▶ [STORED DATA]:
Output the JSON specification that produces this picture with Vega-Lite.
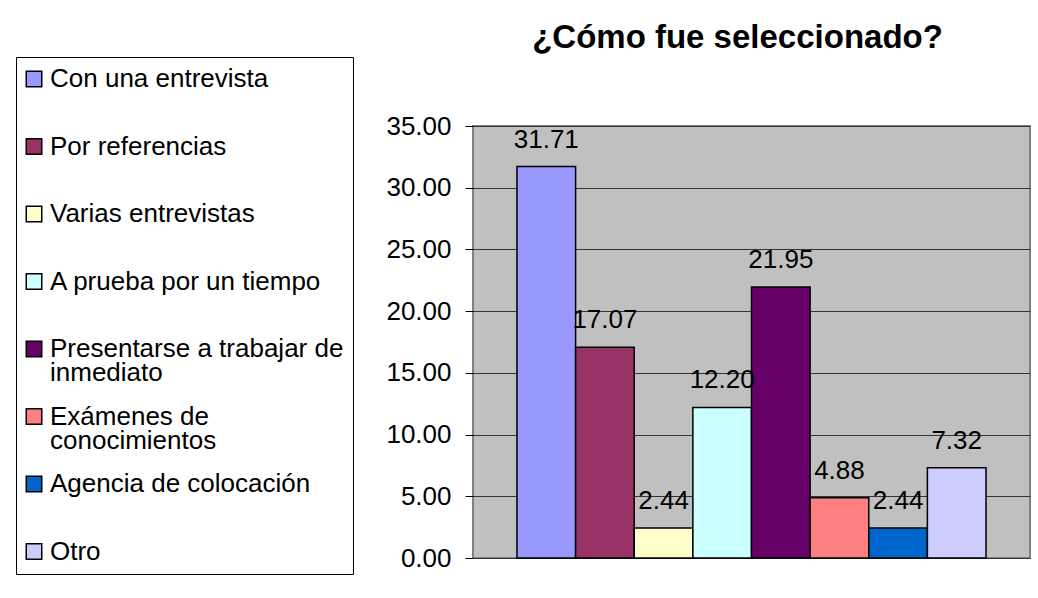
{
  "$schema": "https://vega.github.io/schema/vega-lite/v6.json",
  "autosize": {"type": "none"},
  "padding": {"left": 473, "top": 126, "right": 8, "bottom": 40},
  "width": 557,
  "height": 432,
  "background": "white",
  "title": {
    "text": "¿Cómo fue seleccionado?",
    "font": "Liberation Sans",
    "fontSize": 33,
    "fontWeight": "bold",
    "color": "black",
    "anchor": "middle",
    "baseline": "alphabetic",
    "dx": -14,
    "dy": 33,
    "offset": 9
  },
  "data": {
    "values": [
      {"metodo": "Con una entrevista", "porcentaje": 31.71},
      {"metodo": "Por referencias", "porcentaje": 17.07},
      {"metodo": "Varias entrevistas", "porcentaje": 2.44},
      {"metodo": "A prueba por un tiempo", "porcentaje": 12.20},
      {"metodo": "Presentarse a trabajar de inmediato", "porcentaje": 21.95},
      {"metodo": "Exámenes de conocimientos", "porcentaje": 4.88},
      {"metodo": "Agencia de colocación", "porcentaje": 2.44},
      {"metodo": "Otro", "porcentaje": 7.32}
    ]
  },
  "encoding": {
    "x": {
      "field": "metodo",
      "type": "nominal",
      "sort": null,
      "axis": null,
      "scale": {"paddingInner": 0, "paddingOuter": 0.75}
    },
    "y": {
      "field": "porcentaje",
      "type": "quantitative",
      "scale": {"domain": [0, 35], "nice": false},
      "axis": {
        "title": null,
        "values": [0, 5, 10, 15, 20, 25, 30, 35],
        "format": ".2f",
        "labelFont": "Liberation Sans",
        "labelFontSize": 26,
        "labelColor": "black",
        "labelPadding": 14,
        "tickSize": 8,
        "tickColor": "black",
        "tickWidth": 1,
        "domain": false,
        "grid": true,
        "gridColor": "#333333",
        "gridWidth": 1
      }
    }
  },
  "layer": [
    {
      "mark": {"type": "bar", "stroke": "black", "strokeWidth": 1.5},
      "encoding": {
        "color": {
          "field": "metodo",
          "type": "nominal",
          "sort": null,
          "scale": {
            "domain": ["Con una entrevista", "Por referencias", "Varias entrevistas", "A prueba por un tiempo", "Presentarse a trabajar de inmediato", "Exámenes de conocimientos", "Agencia de colocación", "Otro"],
            "range": ["#9999FF", "#993366", "#FFFFCC", "#CCFFFF", "#660066", "#FF8080", "#0066CC", "#CCCCFF"]
          },
          "legend": {
            "title": null,
            "orient": "none",
            "legendX": -457,
            "legendY": -69,
            "direction": "vertical",
            "gridAlign": "all",
            "strokeColor": "black",
            "fillColor": "white",
            "padding": 9,
            "symbolType": "square",
            "symbolSize": 240,
            "symbolOffset": -4,
            "symbolStrokeColor": "black",
            "symbolStrokeWidth": 1.5,
            "labelFont": "Liberation Sans",
            "labelFontSize": 26,
            "labelColor": "black",
            "labelOffset": 3,
            "labelLimit": 400,
            "rowPadding": 17.5,
            "labelExpr": "datum.label == 'Presentarse a trabajar de inmediato' ? ['Presentarse a trabajar de', 'inmediato'] : datum.label == 'Exámenes de conocimientos' ? ['Exámenes de', 'conocimientos'] : datum.label",
            "encode": {
              "labels": {"update": {"lineHeight": {"value": 24}}}
            }
          }
        }
      }
    },
    {
      "mark": {
        "type": "text",
        "font": "Liberation Sans",
        "fontSize": 26,
        "color": "black",
        "baseline": "alphabetic",
        "dy": -19
      },
      "encoding": {
        "text": {"field": "porcentaje", "type": "quantitative", "format": ".2f"}
      }
    }
  ],
  "config": {
    "view": {"fill": "#C0C0C0", "stroke": "#808080", "strokeWidth": 2}
  }
}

▶ [OBJECTIVE]: Repeat the material above in full and exactly, apart from the pictures.

▶ [FULL RESPONSE]:
Output the JSON specification that produces this picture with Vega-Lite.
{
  "$schema": "https://vega.github.io/schema/vega-lite/v6.json",
  "autosize": {"type": "none"},
  "padding": {"left": 473, "top": 126, "right": 8, "bottom": 40},
  "width": 557,
  "height": 432,
  "background": "white",
  "title": {
    "text": "¿Cómo fue seleccionado?",
    "font": "Liberation Sans",
    "fontSize": 33,
    "fontWeight": "bold",
    "color": "black",
    "anchor": "middle",
    "baseline": "alphabetic",
    "dx": -14,
    "dy": 33,
    "offset": 9
  },
  "data": {
    "values": [
      {"metodo": "Con una entrevista", "porcentaje": 31.71},
      {"metodo": "Por referencias", "porcentaje": 17.07},
      {"metodo": "Varias entrevistas", "porcentaje": 2.44},
      {"metodo": "A prueba por un tiempo", "porcentaje": 12.20},
      {"metodo": "Presentarse a trabajar de inmediato", "porcentaje": 21.95},
      {"metodo": "Exámenes de conocimientos", "porcentaje": 4.88},
      {"metodo": "Agencia de colocación", "porcentaje": 2.44},
      {"metodo": "Otro", "porcentaje": 7.32}
    ]
  },
  "encoding": {
    "x": {
      "field": "metodo",
      "type": "nominal",
      "sort": null,
      "axis": null,
      "scale": {"paddingInner": 0, "paddingOuter": 0.75}
    },
    "y": {
      "field": "porcentaje",
      "type": "quantitative",
      "scale": {"domain": [0, 35], "nice": false},
      "axis": {
        "title": null,
        "values": [0, 5, 10, 15, 20, 25, 30, 35],
        "format": ".2f",
        "labelFont": "Liberation Sans",
        "labelFontSize": 26,
        "labelColor": "black",
        "labelPadding": 14,
        "tickSize": 8,
        "tickColor": "black",
        "tickWidth": 1,
        "domain": false,
        "grid": true,
        "gridColor": "#333333",
        "gridWidth": 1
      }
    }
  },
  "layer": [
    {
      "mark": {"type": "bar", "stroke": "black", "strokeWidth": 1.5},
      "encoding": {
        "color": {
          "field": "metodo",
          "type": "nominal",
          "sort": null,
          "scale": {
            "domain": ["Con una entrevista", "Por referencias", "Varias entrevistas", "A prueba por un tiempo", "Presentarse a trabajar de inmediato", "Exámenes de conocimientos", "Agencia de colocación", "Otro"],
            "range": ["#9999FF", "#993366", "#FFFFCC", "#CCFFFF", "#660066", "#FF8080", "#0066CC", "#CCCCFF"]
          },
          "legend": {
            "title": null,
            "orient": "none",
            "legendX": -457,
            "legendY": -69,
            "direction": "vertical",
            "gridAlign": "all",
            "strokeColor": "black",
            "fillColor": "white",
            "padding": 9,
            "symbolType": "square",
            "symbolSize": 240,
            "symbolOffset": -4,
            "symbolStrokeColor": "black",
            "symbolStrokeWidth": 1.5,
            "labelFont": "Liberation Sans",
            "labelFontSize": 26,
            "labelColor": "black",
            "labelOffset": 3,
            "labelLimit": 400,
            "rowPadding": 17.5,
            "labelExpr": "datum.label == 'Presentarse a trabajar de inmediato' ? ['Presentarse a trabajar de', 'inmediato'] : datum.label == 'Exámenes de conocimientos' ? ['Exámenes de', 'conocimientos'] : datum.label",
            "encode": {
              "labels": {"update": {"lineHeight": {"value": 24}}}
            }
          }
        }
      }
    },
    {
      "mark": {
        "type": "text",
        "font": "Liberation Sans",
        "fontSize": 26,
        "color": "black",
        "baseline": "alphabetic",
        "dy": -19
      },
      "encoding": {
        "text": {"field": "porcentaje", "type": "quantitative", "format": ".2f"}
      }
    }
  ],
  "config": {
    "view": {"fill": "#C0C0C0", "stroke": "#808080", "strokeWidth": 2}
  }
}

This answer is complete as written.